Each new engineering problem requires the creation of a new grid. The simulation software always stays the same, but the grid changes from problem to problem. For instance, for an automotive firm the successful application of the latest numerical simulation techniques to products requires that grids be built for all the possible variations of the final product and numerical simulation be performed on each grid. To this end, many engineers are employed to build numerical grids from either blueprints or computer-aided design (CAD) definitions.
As CAD has revolutionized the design process by making it faster, more accurate, and cheaper, all major product manufacturing industries world wide have almost all the parts of the products that they manufacture represented in CAD systems. When an engineer wishes to view a specific part, the part can be recalled on a workstation and viewed in a three dimensional space represented on the screen of the workstation.
The current process for designing and testing complex objects begins with the development of the CAD definition of the parts of the object. Once the parts have been modeled, testing begins by using a supercomputer to simulate the forces that will act upon the object when it is in use. To perform this numerical analysis, a computational grid of the object must be built mostly by hand. Once a grid has been superimposed, the simulation is run and engineers then make design changes to the CAD definition of the object based upon the simulation results. The simulation may then be repeated before finally building a prototype or model of the object. Once a physical model has been built, physical testing of that object can be performed, and any final changes may be made before final tooling to put the object into production.
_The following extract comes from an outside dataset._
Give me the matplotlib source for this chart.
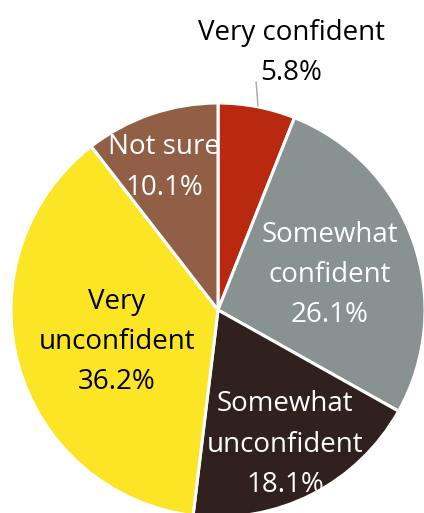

While grid generation is an essential step in simulating an object in use, it is also a very tedious and labor intensive step. Having a blueprint or even an advanced mathematical description of the shape of the object represents only a first step in the grid generation process. The core of the grid generation task is performed by an engineer working in front of an engineering workstation and creating the final grid by hand. Commercial grid generation software is typically used to produce the grid from CAD information, but although the software generally offers a great variety of features and utilities that considerably facilitate grid generation, the task is still labor intensive and supercomputing has had no role in it to date.
As an example of the intensive aspect of grid generation, to create a computational grid for the analysis of air flow under the hood of an automobile may take six months and cost well over $100,000. To create the computational grid of an automotive engine combustion chamber may take in excess of two weeks and cost over $10,000.
Therefore, there is a need for a volume grid generator which is capable of automatically producing grids for volumes of very complex shapes in a small amount of time.